Effects of Integrated Nutrient Management and Urea Deep Placement on Rice Yield, Nitrogen Use Efficiency, Farm Profits and Greenhouse Gas Emissions in Saline Soils of Bangladesh

Soil salinity is one of the major yield-limiting factors in the coastal ecosystems of Bangladesh. An efficient fertilizer management practice and selection of appropriate crop cultivars could play a crucial role in improving yield and promoting low-carbon agriculture across saline soils. A two-year multi-location field experiment was conducted during the Boro (dry) season (December–April) to investigate the effects of fertilizer management and rice cultivar selection on rice yield, economic viability, and global warming potential (GWP) in coastal saline soils of Bangladesh. The study included seven fertilizer treatments with varying nitrogen rates and sources, as well as two rice cultivars (BRRI dhan67 and BRRI dhan88). The results showed that integrated nutrient management-2 (INM-2) significantly (p < 0.05) increased rice yield and nitrogen use efficiency compared to other treatments for both BRRI dhan67 and BRRI dhan88. Similarly, INM-2 gave a higher return on fertilizer investment and marginal benefit-cost ratio than other treatments in both locations and under both cultivars.
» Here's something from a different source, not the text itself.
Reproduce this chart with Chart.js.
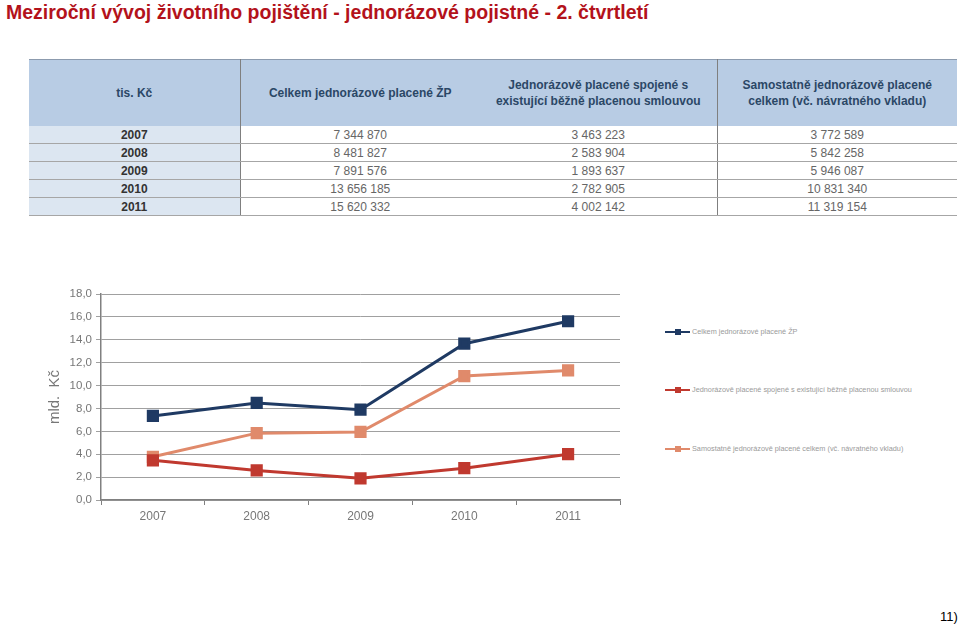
<!DOCTYPE html>
<html>
<head>
<meta charset="utf-8">
<script src="https://cdn.jsdelivr.net/npm/chart.js@4/dist/chart.umd.min.js"></script>
<style>
  body { margin: 0; width: 960px; height: 625px; background: #fff; position: relative; overflow: hidden;
         font-family: "Liberation Sans", Arial, sans-serif; }
  #title { position: absolute; left: 6px; top: 1px; font-size: 19.5px; font-weight: bold; color: #B3121B; }
  #tbl { position: absolute; left: 29px; top: 59px; border-collapse: collapse; table-layout: fixed; font-size: 12px; }
  #tbl th { background: #B8CCE4; color: #2B4766; font-weight: bold; height: 66px; padding: 0 4px;
            border-top: 1px solid #8C9BAE; text-align: center; line-height: 16px; }
  #tbl td { height: 17px; padding: 0; text-align: center; color: #666; border-bottom: 1px solid #A6A6A6; }
  #tbl td.yr { background: #DCE6F1; color: #333; font-weight: bold; }
  #tbl .sep { border-right: 1px solid #7F7F7F; }
  #chartBox { position: absolute; left: 0; top: 280px; width: 640px; height: 250px; }
  #legend { position: absolute; left: 665px; top: 0; font-size: 7.3px; color: #9A9A9A; }
  .li { position: absolute; left: 0; white-space: nowrap; height: 10px; line-height: 10px; }
  .li .ln { position: absolute; left: 0; top: 4px; width: 25px; height: 2px; }
  .li .mk { position: absolute; left: 9.5px; top: 2px; width: 6px; height: 6px; }
  .li span { position: absolute; left: 27px; top: 0; }
  #page { position: absolute; left: 940px; top: 609px; font-size: 13px; color: #000; }
</style>
</head>
<body>
<div id="title">Meziroční vývoj životního pojištění - jednorázové pojistné - 2. čtvrtletí</div>
<table id="tbl"></table>
<div id="chartBox"><canvas id="chart"></canvas></div>
<div id="legend"></div>
<div id="page">11)</div>
<script>
// values in tis. Kč, as printed in the table
const years = ['2007', '2008', '2009', '2010', '2011'];
const headers = ['tis. Kč', 'Celkem jednorázové placené ŽP',
  'Jednorázově placené spojené s existující běžně placenou smlouvou',
  'Samostatně jednorázově placené celkem (vč. návratného vkladu)'];
const totalSingle = [7344870, 8481827, 7891576, 13656185, 15620332];
const linkedSingle = [3463223, 2583904, 1893637, 2782905, 4002142];
const standaloneSingle = [3772589, 5842258, 5946087, 10831340, 11319154];

const legendNames = ['Celkem jednorázové placené ŽP',
  'Jednorázově placené spojené s existující běžně placenou smlouvou',
  'Samostatně jednorázově placené celkem (vč. návratného vkladu)'];
const seriesColors = ['#1F3A63', '#C0392F', '#E08A6B'];
const yTicksMax = 18;

const fmt = n => String(n).replace(/\B(?=(\d{3})+(?!\d))/g, ' ');

// build the table
function renderTable() {
  const tbl = document.getElementById('tbl');
  const widths = [211, 240, 237, 240];
  let html = '<colgroup>' + widths.map(w => `<col style="width:${w}px">`).join('') + '</colgroup>';
  html += '<tr>' + headers.map((h, i) => `<th class="${i === 0 || i === 2 ? 'sep' : ''}">${h}</th>`).join('') + '</tr>';
  years.forEach((y, i) => {
    html += `<tr><td class="yr sep">${y}</td><td>${fmt(totalSingle[i])}</td>` +
      `<td class="sep">${fmt(linkedSingle[i])}</td><td>${fmt(standaloneSingle[i])}</td></tr>`;
  });
  tbl.innerHTML = html;
}

function renderLegend() {
  const tops = [327, 385, 444];
  const box = document.getElementById('legend');
  box.innerHTML = legendNames.map((n, i) =>
    `<div class="li" style="top:${tops[i]}px"><div class="ln" style="background:${seriesColors[i]}"></div>` +
    `<div class="mk" style="background:${seriesColors[i]}"></div><span>${n}</span></div>`).join('');
}

function renderChart() {
  const toMld = arr => arr.map(v => v / 1e6);
  const series = [totalSingle, linkedSingle, standaloneSingle];
  new Chart(document.getElementById('chart'), {
    type: 'line',
    data: {
      labels: years,
      datasets: series.map((s, i) => ({
        label: legendNames[i],
        data: toMld(s),
        borderColor: seriesColors[i],
        backgroundColor: seriesColors[i],
        borderWidth: 3,
        pointStyle: 'rect',
        pointRadius: 6.5,
        pointHoverRadius: 6.5,
        tension: 0,
      })),
    },
    options: {
      responsive: true,
      maintainAspectRatio: false,
      animation: false,
      layout: { padding: { left: 44, right: 20, top: 14, bottom: 0 } },
      plugins: { legend: { display: false }, tooltip: { enabled: false } },
      scales: {
        x: {
          offset: true,
          grid: { offset: true, drawOnChartArea: false, tickLength: 5, color: '#808080' },
          border: { color: '#808080', width: 1.5 },
          ticks: { color: '#777', font: { family: 'Liberation Sans', size: 12 }, padding: 4 },
          afterFit: s => { s.height = 30; },
        },
        y: {
          min: 0, max: yTicksMax,
          ticks: { stepSize: 2, color: '#777', font: { family: 'Liberation Sans', size: 11.5 }, padding: 4,
                   callback: v => v.toFixed(1).replace('.', ',') },
          grid: { color: '#A0A0A0', tickLength: 5 },
          border: { color: '#808080', width: 1.5 },
          title: { display: true, text: 'mld.  Kč', color: '#777', font: { family: 'Liberation Sans', size: 15 }, padding: { top: 2, bottom: 2 } },
          afterFit: s => { s.width = 57; },
        },
      },
    },
  });
}

document.addEventListener('DOMContentLoaded', () => {
  renderTable();
  renderLegend();
  renderChart();
});
</script>
</body>
</html>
BRRI dhan67 significantly (p < 0.05) increased rice yield relative to BRRI dhan88 by 21 % and 52 % at the BRRI farm and Kaliganj in Satkhira, respectively. The cost-dominant analysis excluded BRRI dhan88 and all fertilizer treatments, except urea deep placement (UDP) and INM-2, from consideration in both locations. Consequently, INM-2 and UDP proved to be economically viable in both locations, with INM showing a higher marginal rate of return than UDP in BRRI dhan67. In terms of environmental sustainability, UDP significantly (p < 0.05) reduced GWP and yield-scaled emissions of CH4 by 31 % and 38 % without causing yield loss compared to INM-2. Similarly, BRRI dhan67 significantly (p < 0.05) reduced GWP and yield-scaled emissions of CH4 by 5 and 22 % compared to BRRI dhan88. These findings suggest that selecting salt-tolerant rice cultivars and implementing appropriate fertilizer management practices can enhance economic profitability, ensure food security, and mitigate the adverse effects of climate change in coastal saline soils.